* _WHAT THE TASK REQUIRES_: Skip the pictures. Set down, word for word, the lines from the start of the material up to and including the line with "const plusPath = 'path://M0,-1L0,1M-1,0L1,0';".

* _DATASET SECTION_:

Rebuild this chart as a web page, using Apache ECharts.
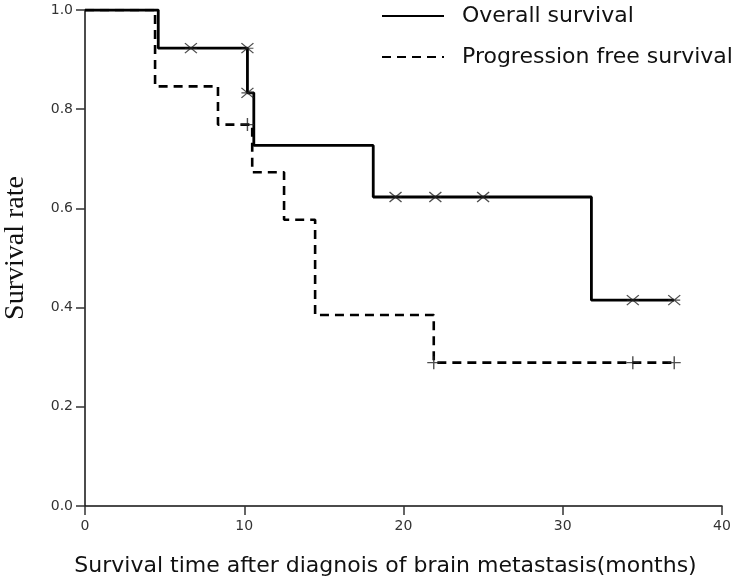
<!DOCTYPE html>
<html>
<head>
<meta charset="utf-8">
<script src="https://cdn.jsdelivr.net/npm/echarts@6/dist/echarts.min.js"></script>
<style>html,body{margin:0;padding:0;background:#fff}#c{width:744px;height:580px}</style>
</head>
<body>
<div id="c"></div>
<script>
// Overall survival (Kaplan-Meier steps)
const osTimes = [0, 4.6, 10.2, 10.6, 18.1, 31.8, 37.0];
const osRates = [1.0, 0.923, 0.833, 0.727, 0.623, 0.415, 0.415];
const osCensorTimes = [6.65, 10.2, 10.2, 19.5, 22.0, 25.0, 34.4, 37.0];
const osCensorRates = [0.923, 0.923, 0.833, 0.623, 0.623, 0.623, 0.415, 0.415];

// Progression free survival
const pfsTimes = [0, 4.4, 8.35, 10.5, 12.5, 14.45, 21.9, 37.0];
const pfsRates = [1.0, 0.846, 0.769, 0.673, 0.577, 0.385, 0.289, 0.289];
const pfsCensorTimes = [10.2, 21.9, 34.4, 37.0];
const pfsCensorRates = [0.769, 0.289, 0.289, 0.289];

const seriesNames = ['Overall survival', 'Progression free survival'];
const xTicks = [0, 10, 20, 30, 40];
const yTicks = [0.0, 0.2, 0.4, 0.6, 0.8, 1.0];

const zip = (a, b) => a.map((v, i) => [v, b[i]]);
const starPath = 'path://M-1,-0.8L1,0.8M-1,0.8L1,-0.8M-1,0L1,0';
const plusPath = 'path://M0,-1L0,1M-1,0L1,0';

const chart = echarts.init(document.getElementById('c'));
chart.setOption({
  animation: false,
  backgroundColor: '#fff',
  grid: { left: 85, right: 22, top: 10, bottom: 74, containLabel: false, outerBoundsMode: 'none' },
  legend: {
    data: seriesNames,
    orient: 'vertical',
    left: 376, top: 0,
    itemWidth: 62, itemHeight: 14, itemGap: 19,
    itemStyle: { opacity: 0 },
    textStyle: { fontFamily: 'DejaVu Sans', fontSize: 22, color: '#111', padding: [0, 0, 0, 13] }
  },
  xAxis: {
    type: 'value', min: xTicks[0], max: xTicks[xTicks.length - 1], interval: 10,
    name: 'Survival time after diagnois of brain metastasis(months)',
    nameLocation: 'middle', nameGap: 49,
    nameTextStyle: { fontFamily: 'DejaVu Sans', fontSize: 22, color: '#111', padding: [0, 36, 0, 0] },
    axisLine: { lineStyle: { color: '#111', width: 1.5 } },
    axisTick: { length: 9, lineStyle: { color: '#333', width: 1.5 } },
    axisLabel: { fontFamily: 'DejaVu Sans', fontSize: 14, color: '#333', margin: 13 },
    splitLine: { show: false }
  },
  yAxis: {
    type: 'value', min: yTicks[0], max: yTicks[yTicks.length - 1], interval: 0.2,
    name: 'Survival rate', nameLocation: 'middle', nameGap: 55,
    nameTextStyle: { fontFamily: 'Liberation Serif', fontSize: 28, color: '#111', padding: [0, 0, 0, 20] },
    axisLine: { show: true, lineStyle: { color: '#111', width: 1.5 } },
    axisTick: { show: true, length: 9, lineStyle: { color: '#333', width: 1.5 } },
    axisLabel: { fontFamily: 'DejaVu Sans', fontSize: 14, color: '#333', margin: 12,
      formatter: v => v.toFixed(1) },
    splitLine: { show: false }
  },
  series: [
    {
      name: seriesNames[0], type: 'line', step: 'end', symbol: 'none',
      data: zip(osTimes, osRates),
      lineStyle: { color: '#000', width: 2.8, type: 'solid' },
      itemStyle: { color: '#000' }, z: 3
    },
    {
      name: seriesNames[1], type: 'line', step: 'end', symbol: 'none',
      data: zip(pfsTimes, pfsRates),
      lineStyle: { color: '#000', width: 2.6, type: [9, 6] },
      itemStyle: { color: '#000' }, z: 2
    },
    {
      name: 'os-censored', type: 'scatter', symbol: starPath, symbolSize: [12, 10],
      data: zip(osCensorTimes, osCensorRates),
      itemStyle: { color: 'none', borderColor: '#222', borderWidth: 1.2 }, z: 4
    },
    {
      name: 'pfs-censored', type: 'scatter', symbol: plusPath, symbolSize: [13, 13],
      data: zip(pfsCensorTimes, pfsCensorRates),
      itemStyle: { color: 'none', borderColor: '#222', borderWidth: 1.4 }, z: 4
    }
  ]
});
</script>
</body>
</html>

* _SOLUTION TO THIS EXERCISE_:
Rebuild this chart as a web page, using Apache ECharts.
<!DOCTYPE html>
<html>
<head>
<meta charset="utf-8">
<script src="https://cdn.jsdelivr.net/npm/echarts@6/dist/echarts.min.js"></script>
<style>html,body{margin:0;padding:0;background:#fff}#c{width:744px;height:580px}</style>
</head>
<body>
<div id="c"></div>
<script>
// Overall survival (Kaplan-Meier steps)
const osTimes = [0, 4.6, 10.2, 10.6, 18.1, 31.8, 37.0];
const osRates = [1.0, 0.923, 0.833, 0.727, 0.623, 0.415, 0.415];
const osCensorTimes = [6.65, 10.2, 10.2, 19.5, 22.0, 25.0, 34.4, 37.0];
const osCensorRates = [0.923, 0.923, 0.833, 0.623, 0.623, 0.623, 0.415, 0.415];

// Progression free survival
const pfsTimes = [0, 4.4, 8.35, 10.5, 12.5, 14.45, 21.9, 37.0];
const pfsRates = [1.0, 0.846, 0.769, 0.673, 0.577, 0.385, 0.289, 0.289];
const pfsCensorTimes = [10.2, 21.9, 34.4, 37.0];
const pfsCensorRates = [0.769, 0.289, 0.289, 0.289];

const seriesNames = ['Overall survival', 'Progression free survival'];
const xTicks = [0, 10, 20, 30, 40];
const yTicks = [0.0, 0.2, 0.4, 0.6, 0.8, 1.0];

const zip = (a, b) => a.map((v, i) => [v, b[i]]);
const starPath = 'path://M-1,-0.8L1,0.8M-1,0.8L1,-0.8M-1,0L1,0';
const plusPath = 'path://M0,-1L0,1M-1,0L1,0';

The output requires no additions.